JAKARTA - Pemerintah sudah menyiapkan peta jalan untuk membantu Indonesia melakukan transisi secara perlahan memasuki fase endemi. Hal ini dilakukan sejalan dengan sejumlah negara yang mencabut pembatasan Covid-19 dengan berbagai pendekatan, transisi dari pandemi jadi endemi. Ini perlu dilakukan secara bertahap.

"Peta jalan itu akan digunakan untuk melakukan normalisasi dalam aktivitas masyarakat melalui kebijakan pengendalian virus," kata Juru Bicara Pemerintah untuk Penanganan Covid-19, Reisa Broto Asmoro, dalam Siaran Sehat bertajuk Siapkah Indonesia Menuju Endemi yang diikuti secara daring di Jakarta, Senin (7/3).

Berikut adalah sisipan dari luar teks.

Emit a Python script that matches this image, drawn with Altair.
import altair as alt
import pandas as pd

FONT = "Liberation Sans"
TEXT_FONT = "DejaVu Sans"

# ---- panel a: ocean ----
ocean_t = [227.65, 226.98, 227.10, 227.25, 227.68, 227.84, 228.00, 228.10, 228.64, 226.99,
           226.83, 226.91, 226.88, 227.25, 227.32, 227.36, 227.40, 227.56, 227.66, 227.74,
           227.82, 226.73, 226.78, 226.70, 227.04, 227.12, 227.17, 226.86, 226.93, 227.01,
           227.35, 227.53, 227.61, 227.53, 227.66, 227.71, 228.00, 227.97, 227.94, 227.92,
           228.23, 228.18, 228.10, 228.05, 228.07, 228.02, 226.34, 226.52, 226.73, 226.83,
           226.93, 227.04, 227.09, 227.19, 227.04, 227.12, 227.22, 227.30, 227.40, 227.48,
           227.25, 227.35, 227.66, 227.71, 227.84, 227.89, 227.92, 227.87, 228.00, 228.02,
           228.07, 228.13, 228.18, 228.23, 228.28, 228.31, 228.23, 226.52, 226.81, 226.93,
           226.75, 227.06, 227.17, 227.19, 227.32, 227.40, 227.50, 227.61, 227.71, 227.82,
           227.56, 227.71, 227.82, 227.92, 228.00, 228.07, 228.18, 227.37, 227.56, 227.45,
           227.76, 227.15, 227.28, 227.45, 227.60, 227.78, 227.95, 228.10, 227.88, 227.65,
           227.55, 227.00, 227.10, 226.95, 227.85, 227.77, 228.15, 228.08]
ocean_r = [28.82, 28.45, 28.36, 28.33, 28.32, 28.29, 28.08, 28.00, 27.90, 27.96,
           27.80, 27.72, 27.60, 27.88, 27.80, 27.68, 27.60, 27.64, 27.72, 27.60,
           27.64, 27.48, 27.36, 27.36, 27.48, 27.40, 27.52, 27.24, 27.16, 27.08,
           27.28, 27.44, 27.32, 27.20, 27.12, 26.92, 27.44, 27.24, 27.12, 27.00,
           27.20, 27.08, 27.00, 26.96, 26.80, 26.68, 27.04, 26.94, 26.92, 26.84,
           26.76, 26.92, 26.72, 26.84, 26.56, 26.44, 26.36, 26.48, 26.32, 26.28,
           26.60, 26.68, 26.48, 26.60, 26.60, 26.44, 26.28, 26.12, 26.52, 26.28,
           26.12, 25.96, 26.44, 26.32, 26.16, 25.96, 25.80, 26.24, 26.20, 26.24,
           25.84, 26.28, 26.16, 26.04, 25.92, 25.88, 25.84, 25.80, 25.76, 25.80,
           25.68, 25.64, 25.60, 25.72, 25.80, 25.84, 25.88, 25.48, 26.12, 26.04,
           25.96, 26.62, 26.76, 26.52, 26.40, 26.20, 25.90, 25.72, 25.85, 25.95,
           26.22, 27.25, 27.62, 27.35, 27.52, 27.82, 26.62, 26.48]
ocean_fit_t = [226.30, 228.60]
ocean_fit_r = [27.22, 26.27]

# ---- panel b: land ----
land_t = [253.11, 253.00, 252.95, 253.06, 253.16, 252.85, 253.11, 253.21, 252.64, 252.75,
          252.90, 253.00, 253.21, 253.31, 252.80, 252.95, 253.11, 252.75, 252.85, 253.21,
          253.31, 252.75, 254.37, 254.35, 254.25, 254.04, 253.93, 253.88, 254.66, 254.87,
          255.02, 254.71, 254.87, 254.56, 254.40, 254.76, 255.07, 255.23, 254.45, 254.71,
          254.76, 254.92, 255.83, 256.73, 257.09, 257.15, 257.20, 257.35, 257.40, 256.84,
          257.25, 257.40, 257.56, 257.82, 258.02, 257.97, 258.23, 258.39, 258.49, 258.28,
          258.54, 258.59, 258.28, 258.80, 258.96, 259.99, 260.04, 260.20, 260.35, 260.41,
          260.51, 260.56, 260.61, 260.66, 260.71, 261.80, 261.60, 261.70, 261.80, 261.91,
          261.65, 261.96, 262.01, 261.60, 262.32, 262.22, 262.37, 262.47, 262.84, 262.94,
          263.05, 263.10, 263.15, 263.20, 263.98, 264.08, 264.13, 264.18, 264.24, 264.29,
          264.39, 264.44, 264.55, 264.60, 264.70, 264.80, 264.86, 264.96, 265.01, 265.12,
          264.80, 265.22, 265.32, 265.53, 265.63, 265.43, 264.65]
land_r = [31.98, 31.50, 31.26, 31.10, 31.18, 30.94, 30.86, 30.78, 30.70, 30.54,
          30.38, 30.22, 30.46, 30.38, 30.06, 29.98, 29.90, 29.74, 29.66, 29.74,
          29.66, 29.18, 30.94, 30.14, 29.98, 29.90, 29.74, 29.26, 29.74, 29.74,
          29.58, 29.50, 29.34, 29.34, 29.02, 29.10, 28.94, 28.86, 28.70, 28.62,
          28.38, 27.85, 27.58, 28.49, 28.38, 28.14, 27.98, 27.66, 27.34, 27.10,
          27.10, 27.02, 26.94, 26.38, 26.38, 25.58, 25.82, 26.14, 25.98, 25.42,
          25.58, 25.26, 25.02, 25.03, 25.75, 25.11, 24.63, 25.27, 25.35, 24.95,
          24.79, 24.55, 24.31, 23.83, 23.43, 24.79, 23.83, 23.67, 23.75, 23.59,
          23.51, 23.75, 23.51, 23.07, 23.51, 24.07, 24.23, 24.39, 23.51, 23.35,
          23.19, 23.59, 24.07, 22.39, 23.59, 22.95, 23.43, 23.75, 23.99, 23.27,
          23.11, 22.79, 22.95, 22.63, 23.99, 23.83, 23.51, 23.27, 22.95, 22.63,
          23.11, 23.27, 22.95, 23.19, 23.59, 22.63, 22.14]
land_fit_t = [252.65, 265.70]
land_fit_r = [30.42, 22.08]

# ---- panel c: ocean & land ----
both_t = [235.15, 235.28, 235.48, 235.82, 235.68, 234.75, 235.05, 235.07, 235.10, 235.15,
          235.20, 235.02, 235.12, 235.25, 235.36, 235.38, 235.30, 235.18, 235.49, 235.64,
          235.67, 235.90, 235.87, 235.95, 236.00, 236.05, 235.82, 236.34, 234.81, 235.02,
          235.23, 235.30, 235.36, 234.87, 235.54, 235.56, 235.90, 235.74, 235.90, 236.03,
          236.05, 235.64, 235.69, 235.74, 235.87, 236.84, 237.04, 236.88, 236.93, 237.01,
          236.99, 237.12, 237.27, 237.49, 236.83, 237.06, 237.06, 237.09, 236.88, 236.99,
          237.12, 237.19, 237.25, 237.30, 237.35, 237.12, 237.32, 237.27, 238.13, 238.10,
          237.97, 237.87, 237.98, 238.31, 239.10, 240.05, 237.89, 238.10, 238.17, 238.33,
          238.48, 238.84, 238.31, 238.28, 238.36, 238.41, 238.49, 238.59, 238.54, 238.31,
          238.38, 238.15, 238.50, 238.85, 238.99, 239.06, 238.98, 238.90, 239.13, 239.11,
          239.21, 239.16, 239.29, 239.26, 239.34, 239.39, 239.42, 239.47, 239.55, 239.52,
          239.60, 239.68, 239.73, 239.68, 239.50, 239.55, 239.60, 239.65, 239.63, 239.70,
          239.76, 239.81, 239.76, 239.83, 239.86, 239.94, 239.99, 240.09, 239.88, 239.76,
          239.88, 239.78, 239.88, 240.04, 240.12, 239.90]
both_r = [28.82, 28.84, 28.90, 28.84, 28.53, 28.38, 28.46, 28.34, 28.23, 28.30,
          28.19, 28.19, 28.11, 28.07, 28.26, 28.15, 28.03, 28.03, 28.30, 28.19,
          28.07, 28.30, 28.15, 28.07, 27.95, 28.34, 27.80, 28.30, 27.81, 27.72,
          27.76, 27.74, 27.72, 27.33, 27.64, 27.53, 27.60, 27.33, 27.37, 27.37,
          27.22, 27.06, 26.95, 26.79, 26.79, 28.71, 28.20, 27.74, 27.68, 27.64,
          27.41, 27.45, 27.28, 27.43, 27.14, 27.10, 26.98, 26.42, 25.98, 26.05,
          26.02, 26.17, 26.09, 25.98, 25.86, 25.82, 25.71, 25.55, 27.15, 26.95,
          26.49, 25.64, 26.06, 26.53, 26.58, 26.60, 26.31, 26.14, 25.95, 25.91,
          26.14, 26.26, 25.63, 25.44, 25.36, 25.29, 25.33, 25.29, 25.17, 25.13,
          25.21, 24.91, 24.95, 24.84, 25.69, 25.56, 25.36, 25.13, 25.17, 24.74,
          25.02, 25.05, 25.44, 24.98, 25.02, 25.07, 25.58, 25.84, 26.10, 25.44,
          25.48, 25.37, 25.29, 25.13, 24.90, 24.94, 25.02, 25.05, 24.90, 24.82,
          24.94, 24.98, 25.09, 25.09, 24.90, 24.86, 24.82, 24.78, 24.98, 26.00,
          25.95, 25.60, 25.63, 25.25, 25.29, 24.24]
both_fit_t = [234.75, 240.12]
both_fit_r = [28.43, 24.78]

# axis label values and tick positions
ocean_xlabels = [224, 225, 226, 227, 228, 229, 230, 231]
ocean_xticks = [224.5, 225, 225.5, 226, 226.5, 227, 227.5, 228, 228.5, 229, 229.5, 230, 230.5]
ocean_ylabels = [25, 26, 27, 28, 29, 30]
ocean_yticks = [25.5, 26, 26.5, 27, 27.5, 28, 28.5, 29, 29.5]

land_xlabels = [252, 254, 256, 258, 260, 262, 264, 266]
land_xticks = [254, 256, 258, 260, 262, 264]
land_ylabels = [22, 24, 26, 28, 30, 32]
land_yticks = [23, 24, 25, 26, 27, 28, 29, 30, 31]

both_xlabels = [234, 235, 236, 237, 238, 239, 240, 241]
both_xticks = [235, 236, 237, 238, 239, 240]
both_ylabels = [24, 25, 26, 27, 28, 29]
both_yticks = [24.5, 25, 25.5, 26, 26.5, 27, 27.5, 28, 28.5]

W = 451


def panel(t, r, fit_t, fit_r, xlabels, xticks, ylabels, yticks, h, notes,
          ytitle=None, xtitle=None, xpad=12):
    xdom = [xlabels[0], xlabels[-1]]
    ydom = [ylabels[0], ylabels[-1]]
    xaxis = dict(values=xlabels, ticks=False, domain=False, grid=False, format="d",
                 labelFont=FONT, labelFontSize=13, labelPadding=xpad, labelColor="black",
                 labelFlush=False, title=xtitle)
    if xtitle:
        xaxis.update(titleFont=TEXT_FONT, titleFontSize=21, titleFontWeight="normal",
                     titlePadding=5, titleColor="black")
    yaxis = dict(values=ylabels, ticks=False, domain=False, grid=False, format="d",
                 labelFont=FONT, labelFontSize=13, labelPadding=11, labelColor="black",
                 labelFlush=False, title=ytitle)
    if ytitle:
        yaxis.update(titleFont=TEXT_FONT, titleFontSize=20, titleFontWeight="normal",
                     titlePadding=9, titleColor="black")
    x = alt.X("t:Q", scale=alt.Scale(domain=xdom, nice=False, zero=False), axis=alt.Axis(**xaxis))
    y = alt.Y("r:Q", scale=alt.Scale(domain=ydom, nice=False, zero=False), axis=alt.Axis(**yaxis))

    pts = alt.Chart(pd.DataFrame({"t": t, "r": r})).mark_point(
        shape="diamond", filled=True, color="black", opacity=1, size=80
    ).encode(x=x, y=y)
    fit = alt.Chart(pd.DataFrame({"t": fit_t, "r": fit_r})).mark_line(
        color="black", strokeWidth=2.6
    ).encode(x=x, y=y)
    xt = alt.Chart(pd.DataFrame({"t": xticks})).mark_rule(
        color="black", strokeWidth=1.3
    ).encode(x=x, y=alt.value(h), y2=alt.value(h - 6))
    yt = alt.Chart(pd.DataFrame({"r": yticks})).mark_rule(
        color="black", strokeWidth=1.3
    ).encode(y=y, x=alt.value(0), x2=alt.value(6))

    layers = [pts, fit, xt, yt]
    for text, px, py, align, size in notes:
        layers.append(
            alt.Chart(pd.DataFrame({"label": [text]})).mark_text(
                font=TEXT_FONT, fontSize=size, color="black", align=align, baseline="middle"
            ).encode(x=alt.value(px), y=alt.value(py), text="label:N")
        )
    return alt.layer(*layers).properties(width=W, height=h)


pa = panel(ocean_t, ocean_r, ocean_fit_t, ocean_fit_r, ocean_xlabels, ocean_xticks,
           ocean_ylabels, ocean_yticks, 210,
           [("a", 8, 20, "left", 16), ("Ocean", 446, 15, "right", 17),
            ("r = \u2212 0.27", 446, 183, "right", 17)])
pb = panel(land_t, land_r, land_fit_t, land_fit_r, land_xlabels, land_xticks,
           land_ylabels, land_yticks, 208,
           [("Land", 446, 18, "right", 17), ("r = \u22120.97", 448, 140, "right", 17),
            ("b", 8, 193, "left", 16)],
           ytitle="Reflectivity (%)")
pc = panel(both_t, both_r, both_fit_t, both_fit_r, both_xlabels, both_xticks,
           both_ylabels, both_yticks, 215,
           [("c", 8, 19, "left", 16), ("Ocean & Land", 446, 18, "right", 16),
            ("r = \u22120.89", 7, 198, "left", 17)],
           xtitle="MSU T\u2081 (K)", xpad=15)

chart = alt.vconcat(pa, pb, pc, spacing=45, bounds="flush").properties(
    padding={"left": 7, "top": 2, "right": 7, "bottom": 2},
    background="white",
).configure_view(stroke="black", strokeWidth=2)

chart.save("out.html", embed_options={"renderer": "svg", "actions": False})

Reisa menuturkan itu dilakukan dengan menetapkan target keterisian rumah sakit (BOR) ataupun angka kematian tetap berada pada level yang rendah. Peta jalan disusun dengan berbagai pertimbangan dan kehati-hatian yang tidak hanya terpaku pada kesehatan dan ilmu sains, namun juga melihat dari berbagai aspek dalam kehidupan masyarakat seperti sosial, budaya juga ekonomi.

Dari peta jalan itu, tambah Reisa, kemudian terbukti secara perlahan dapat mengendalikan lonjakan kasus Covid-19. Seperti per tanggal 6 Maret 2022, keterisian rumah sakit di Indonesia mulai melandai.

Keterisian tempat tidur dan ruang isolasi intensif menjadi 29 persen dari kapasitas secara nasional.

Angka cakupan vaksinasi dosis pertama per 6 Maret 2022 juga sudah menyentuh 92,2 persen meskipun pada dosis lengkap baru 71,03 persen dan cakupan booster masih di bawah 10 persen.

"Kita harapkan itu terus turun dan pemerintah terus mengupayakan tetap terkendali dengan salah satu indikatornya yakni positivity rate yaitu harus di bawah target lima persen," kata Reisa.

Protokol Kesehatan
Di sisi lain, Reisa menyoroti agar dapat memasuki masa endemi cakupan vaksinasi hingga peningkatan kapasitas sistem pelacakan juga harus ditingkatkan. Termasuk kerja sama semua pihak menerapkan protokol kesehatan seperti memakai masker, mencuci tangan, dan menjaga jarak agar dapat memutus mata rantai Covid-19.

"Masyarakat punya peran untuk memutus mata rantai Covid-19 dan selama ini, kita sudah belajar dua tahun mulai hidup berdampingan dengan adaptasi kebiasaan baru yang kita lakukan setiap hari," ujar Reisa.

Pakar Epidemiologi dari Fakultas Kesehatan Masyarakat Universitas Indonesia, Iwan Ariawan, mengatakan kinerja pengendalian gelombang ketiga Covid-19 di Indonesia berjalan lebih baik dari periode Delta.

"Pada gelombang ketiga, tidak terjadi kekurangan tempat perawatan, oksigen, dan ventilator seperti pada periode Delta. Tingkat kematian jauh lebih rendah dari periode Delta," kata Iwan.

Ia melaporkan hasil analisa dari data kematian pada orang yang terinfeksi Covid-19 di periode Omicron, 1 Januari hingga 28 Februari 2022, menunjukkan risiko kematian paling tinggi dialami lansia dengan komorbid dan belum divaksinasi.

Menurut Iwan, gejala Omicron yang relatif rendah karena proporsi penduduk Indonesia yang sudah memiliki antibodi Covid-19 dari vaksinasi maupun riwayat terinfeksi sudah cukup banyak. "Survei menunjukkan orang yang sudah divaksinasi memiliki antibodi yang tinggi," katanya.

Secara terpisah, Anggota Komisi IX DPR, Elva Hartati, mengatakan vaksinasi menjadi faktor utama peningkatan kesembuhan pasien Covid-19. "Tentunya juga adanya kesadaran masyarakat mengenai Covid-19 dan penanganannya serta respons dan kesiapan pemerintah yang lebih baik," katanya.

Elva mengatakan saat ini tren kasus positif harian cenderung menurun dan patut disyukuri.